Затем я отправился в галерею Мориса Лурье. Там заседала культурная секция. Должен был выступать Рувим Ковригин. Помнится, Ковригин не хотел участвовать в симпозиуме. Однако передумал.
Еще в дверях меня предупредили:
— Главное — не обижайте Ковригина.
— Почему же я должен его обижать?
— Вы можете разгорячиться и обидеть Ковригина. Не делайте этого.
— Почему же я должен разгорячиться?
— Потому что Ковригин сам вас обидит. А вы, не дай Господь, разгорячитесь и обидите его. Так вот, не делайте этого.
— Почему же Ковригин должен меня обидеть?
— Потому что Ковригин всех обижает. Вы не исключение. В общем, не реагируйте, Ковригин страшно ранимый и болезненно чуткий.
— Может, я тоже страшно ранимый?
— Ковригин — особенно. Не обижайте его. Даже если Ковригин покроет вас матом. Это у него от застенчивости…
Началось заседание. Слово взял Ковригин. И сразу же оскорбил всех западных славистов. Он сказал:
— Я пишу не для славистов. Я пишу для нормальных людей…

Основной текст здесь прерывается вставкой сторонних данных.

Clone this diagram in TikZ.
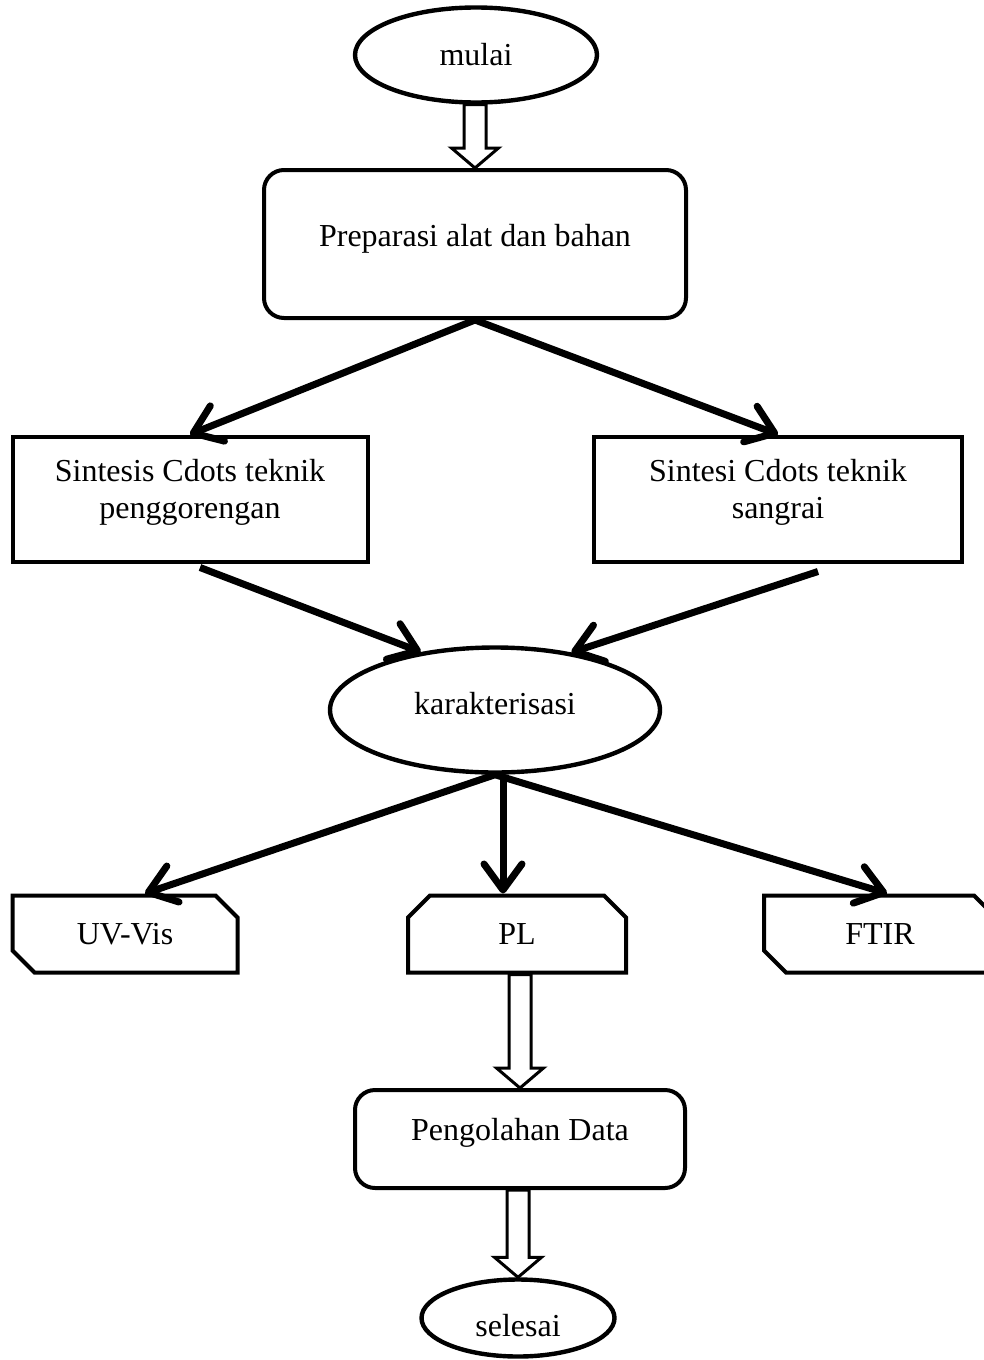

Затем Ковригин оскорбил целый город. Он сказал:
— Иосиф Бродский хоть и ленинградец, но талантливый поэт…
И наконец Ковригин оскорбил меня. Он сказал:
— Среди нас присутствуют беспринципные журналисты. Кто там поближе, выведите этого господина. Иначе я сам за него возьмусь!
Я сказал в ответ:
— Рискни.
На меня замахали руками:
— Не реагируйте! Не обижайте Ковригина! Сидите тихо! А еще лучше — выйдите из зала…
Один Панаев заступился:
— Рувим должен принести извинения. Только пусть извинится как следует. А то я знаю Руню. Руня извиняется следующим образом: «Прости, мой дорогой, но все же ты — говно!»
Потом состоялась дискуссия. Каждому участнику было предоставлено семь минут. Наступила очередь Ковригина. Свою речь он посвятил творчеству Эдуарда Лимонова. Семь минут Ковригин обвинял Лимонова в хулиганстве, порнографии и забвении русских гуманистических традиций. Наконец ему сказали:
— Время истекло.
— Я еще не закончил.
Тут вмешался аморальный Лимонов:
— В постели можете долго не кончать, Рувим Исаевич. А тут извольте следовать регламенту.
Все закричали:
— Не обижайте Ковригина! Он такой ранимый!
— Время истекло, — повторил модератор.
Ковригин не уходил.
Тогда Лимонов обратился к модератору:
— Мне тоже полагается время?
— Естественно. Семь минут.
— Могу я предоставить это время Рувиму Ковригину?
— Это ваше право.
И Ковригин еще семь минут проклинал Лимонова. Причем теперь уже за его счет.
К шести я был в гостинице. Переоделся. Выпил чаю, который заказал по телефону.
Перспективы были неопределенные. Панаев звал к своим однополчанам в Глемп. Официально всех нас пригласили к заместительнице мэра. Были даже разговоры о поездке в Голливуд.